Time sinks like pennies in a pool. I will only have 17 minutes to make my connection in Washington, but I am placid as a summer lake. What is it about the corseted safety of this moment that fills my veins with cool, fresh water?

*

Ten hours before the flight, I am the opposite of a placid, summer lake. It is 5:03am and I wake like a jack-in-the-box. A text from the babysitter dings. She is sick. Can’t make it. I have a noon flight and no child care. My mind is a bobbin, weaving and darting with possibilities: call X, offer Y; call Y, offer X. The algorithms swirl like flocks of swallows. It is 5:23am. I would call my father, but he is away. My old neighbor? It is 5:42am. Care.com? It is 5:43,5:44,5:45,5:46,5:47. I know I cannot do anything at this hour, yet my mind clamors with the hungry desperation of problem solving. At 5:53, I loosen the elastic of my husband’s shorts and initiate sex.

This is not the kind of woman or wife I want to be: offering sex to escape my anxiety, to smooth my departure, to achieve some motive. In fact, I have been working on not doing this—on not initiating sex unless I desire it, on listening to my inner woman’s readiness, on treating sex as sacred and spiritual instead of a marital duty or placation.  
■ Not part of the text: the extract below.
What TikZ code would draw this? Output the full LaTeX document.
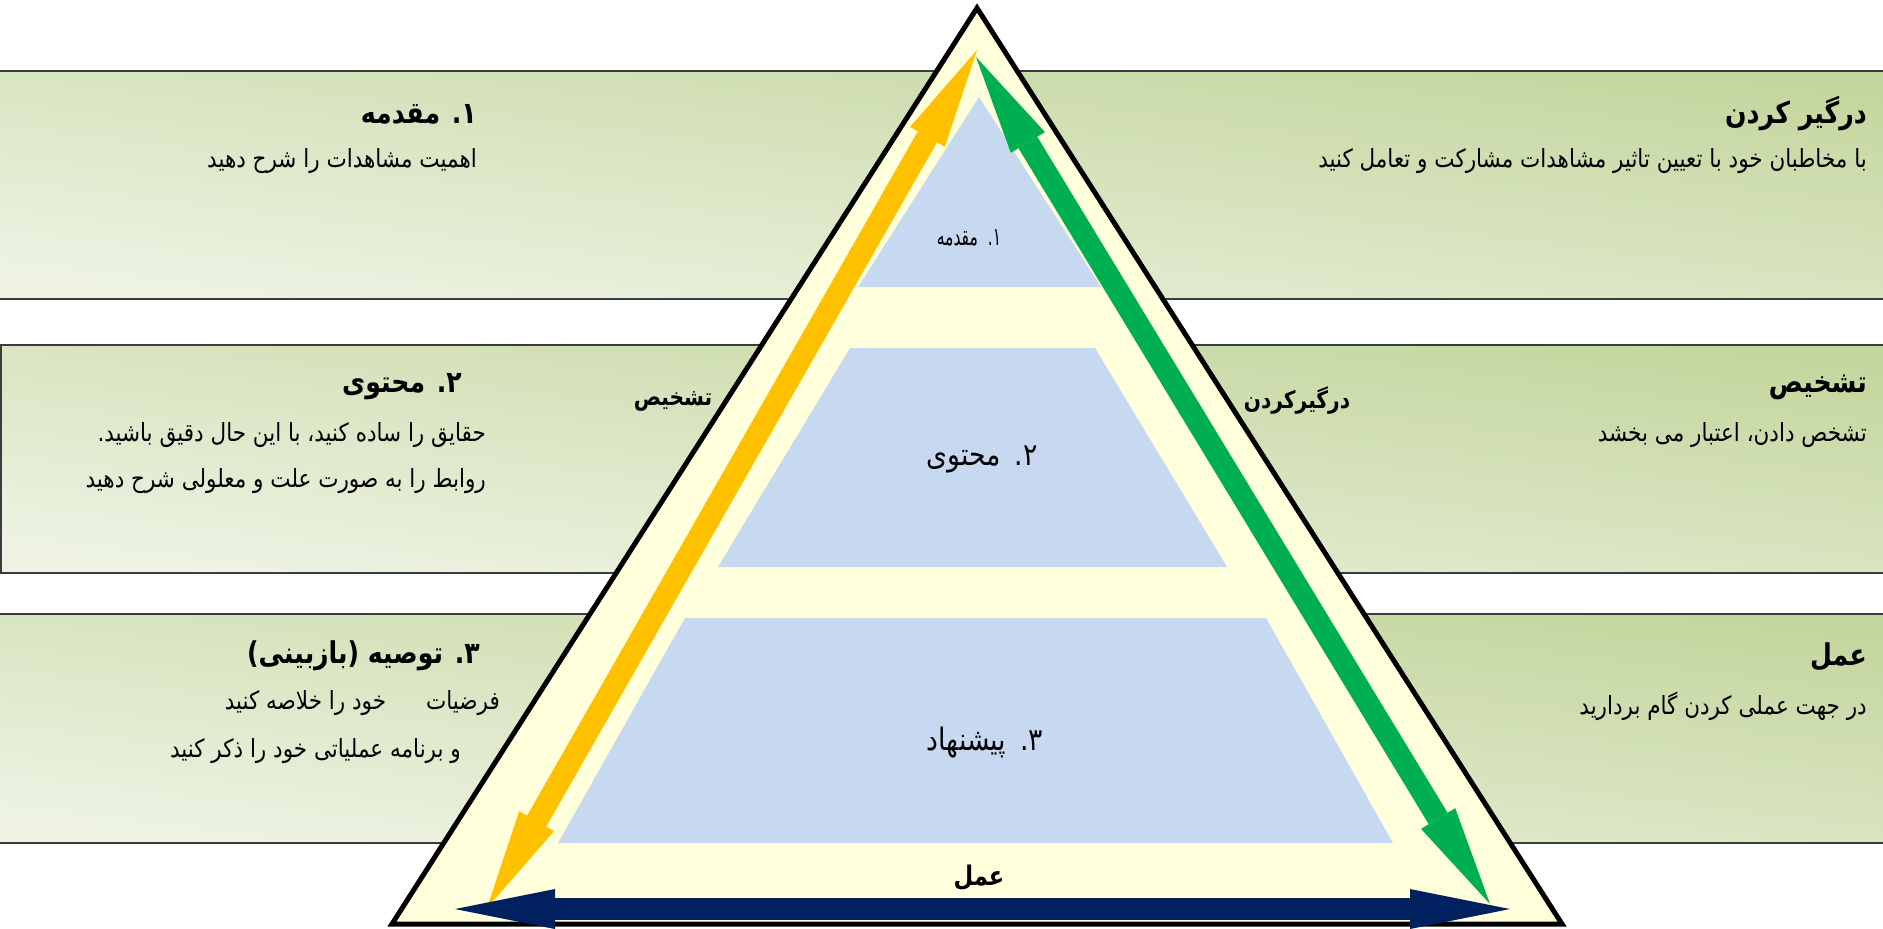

All week, I have “been too busy” to do the deep work of connecting to my inner woman and I am about to feel the consequence. She knows she’s been abandoned the minute I touch the V of my husband’s abdomen; I can feel her telling me in the yellow light blinking behind my eyelids. She desires grounded-ness and connection, but in my ravenous relief-seeking, I desire escape and dissociation. This is a childhood strategy I have outgrown, but its pull is strong and I have the muscle memory of a race horse.  

I ignore my inner woman’s caution.  

Within two minutes of being body-to-body, I am filled with impatience and rage: I don’t have time for this, I say over and over to myself. And yet, I’ve initiated it. I feel the familiar clutch of control and the urge to run: get.me.out.of.here. My inner woman has fled from me.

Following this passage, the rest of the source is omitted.